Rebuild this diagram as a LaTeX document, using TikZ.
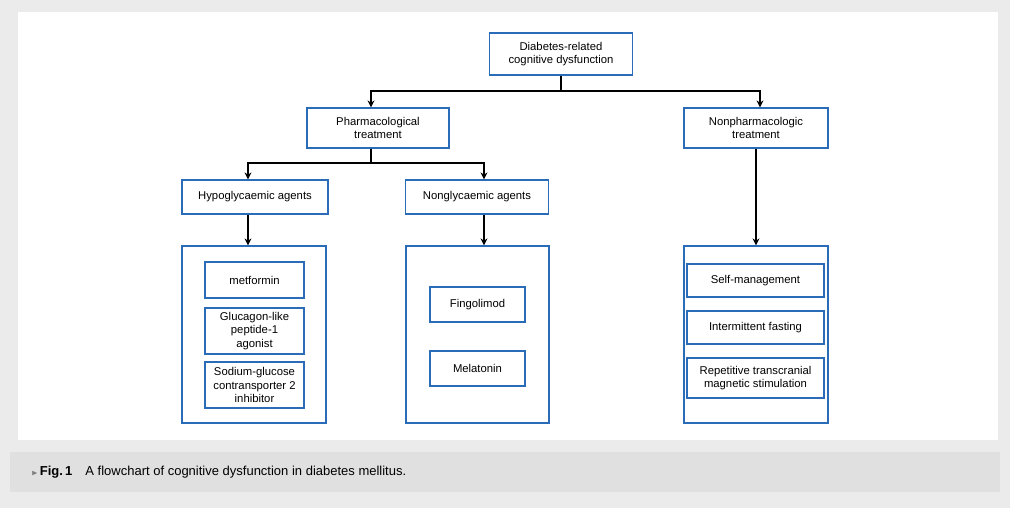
\documentclass[tikz,border=0pt]{standalone}
\usepackage{amssymb}
\usepackage{fontspec}
\setmainfont{Liberation Sans}
\usetikzlibrary{positioning,arrows.meta}
\definecolor{boxblue}{HTML}{2B6CB8}
\definecolor{panelgray}{HTML}{EBEBEB}
\tikzset{
  box/.style={draw=boxblue, line width=1.2pt, align=center, font=\fontsize{11.3}{13.5}\selectfont, inner sep=1pt},
  group/.style={draw=boxblue, line width=1.2pt},
  link/.style={-{Stealth[length=7pt,width=7pt]}, line width=1.1pt}
}
\begin{document}
\begin{tikzpicture}[x=1pt,y=-1pt]

%% background
\fill[panelgray] (0,0) rectangle (1010,508);
\fill[white] (18,12) rectangle (998,440);
\fill[black!12] (10,452) rectangle (1000,492);

%% top levels
\node[box, minimum width=143, minimum height=42] (root) at (561,54) {Diabetes-related\\cognitive dysfunction};
\node[box, minimum width=142, minimum height=40] (pharm) at (378,128) {Pharmacological\\treatment};
\node[box, minimum width=144, minimum height=40] (nonpharm) at (756,128) {Nonpharmacologic\\treatment};
\node[box, minimum width=146, minimum height=34] (hypo) at (255,197) {Hypoglycaemic agents};
\node[box, minimum width=143, minimum height=34] (nongly) at (477,197) {Nonglycaemic agents};

%% groups
\node[group, minimum width=144, minimum height=177] (hypogrp) at (254,334.5) {};
\node[group, minimum width=143, minimum height=177] (nonglygrp) at (477.5,334.5) {};
\node[group, minimum width=144, minimum height=177] (nonpharmgrp) at (756,334.5) {};

%% group members
\node[box, minimum width=99, minimum height=36] (metformin) at (254.5,280) {metformin};
\node[box, minimum width=99, minimum height=46] (glp) at (254.5,331) {Glucagon-like\\peptide-1\\agonist};
\node[box, minimum width=99, minimum height=46] (sglt) at (254.5,385) {Sodium-glucose\\contransporter 2\\inhibitor};
\node[box, minimum width=95, minimum height=35] (fingo) at (477.5,304.5) {Fingolimod};
\node[box, minimum width=95, minimum height=35] (melatonin) at (477.5,368.5) {Melatonin};
\node[box, minimum width=137, minimum height=33] (selfman) at (755.5,280.5) {Self-management};
\node[box, minimum width=137, minimum height=33] (fasting) at (755.5,327.5) {Intermittent fasting};
\node[box, minimum width=137, minimum height=40] (rtms) at (755.5,378) {Repetitive transcranial\\magnetic stimulation};

%% connectors
\coordinate (split1) at (561,91);
\coordinate (split2) at (371,163);
\draw[line width=1.1pt] (root.south) -- (split1);
\draw[link] (split1) -| ([xshift=-7pt]pharm.north);
\draw[link] (split1) -| ([xshift=4pt]nonpharm.north);
\draw[line width=1.1pt] ([xshift=-7pt]pharm.south) -- (split2);
\draw[link] (split2) -| ([xshift=-7pt]hypo.north);
\draw[link] (split2) -| ([xshift=7pt]nongly.north);
\draw[link] ([xshift=-7pt]hypo.south) -- ([xshift=-6pt]hypogrp.north);
\draw[link] ([xshift=7pt]nongly.south) -- ([xshift=6.5pt]nonglygrp.north);
\draw[link] (nonpharm.south) -- (nonpharmgrp.north);

%% caption
\node[anchor=west, font=\fontsize{13}{15}\selectfont] (caption) at (28,472)
  {\textcolor{gray}{\footnotesize$\blacktriangleright$}\,\textbf{Fig.\,1}\quad A flowchart of cognitive dysfunction in diabetes mellitus.};
\end{tikzpicture}
\end{document}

- **Given request**
Go from the first line of the data above to the line containing "minimum height=177] (nonpharmgrp)" and retype exactly those lines, both included, but none of the pictures.

- **Solution to the problem**
Rebuild this diagram as a LaTeX document, using TikZ.
\documentclass[tikz,border=0pt]{standalone}
\usepackage{amssymb}
\usepackage{fontspec}
\setmainfont{Liberation Sans}
\usetikzlibrary{positioning,arrows.meta}
\definecolor{boxblue}{HTML}{2B6CB8}
\definecolor{panelgray}{HTML}{EBEBEB}
\tikzset{
  box/.style={draw=boxblue, line width=1.2pt, align=center, font=\fontsize{11.3}{13.5}\selectfont, inner sep=1pt},
  group/.style={draw=boxblue, line width=1.2pt},
  link/.style={-{Stealth[length=7pt,width=7pt]}, line width=1.1pt}
}
\begin{document}
\begin{tikzpicture}[x=1pt,y=-1pt]

%% background
\fill[panelgray] (0,0) rectangle (1010,508);
\fill[white] (18,12) rectangle (998,440);
\fill[black!12] (10,452) rectangle (1000,492);

%% top levels
\node[box, minimum width=143, minimum height=42] (root) at (561,54) {Diabetes-related\\cognitive dysfunction};
\node[box, minimum width=142, minimum height=40] (pharm) at (378,128) {Pharmacological\\treatment};
\node[box, minimum width=144, minimum height=40] (nonpharm) at (756,128) {Nonpharmacologic\\treatment};
\node[box, minimum width=146, minimum height=34] (hypo) at (255,197) {Hypoglycaemic agents};
\node[box, minimum width=143, minimum height=34] (nongly) at (477,197) {Nonglycaemic agents};

%% groups
\node[group, minimum width=144, minimum height=177] (hypogrp) at (254,334.5) {};
\node[group, minimum width=143, minimum height=177] (nonglygrp) at (477.5,334.5) {};
\node[group, minimum width=144, minimum height=177] (nonpharmgrp) at (756,334.5) {};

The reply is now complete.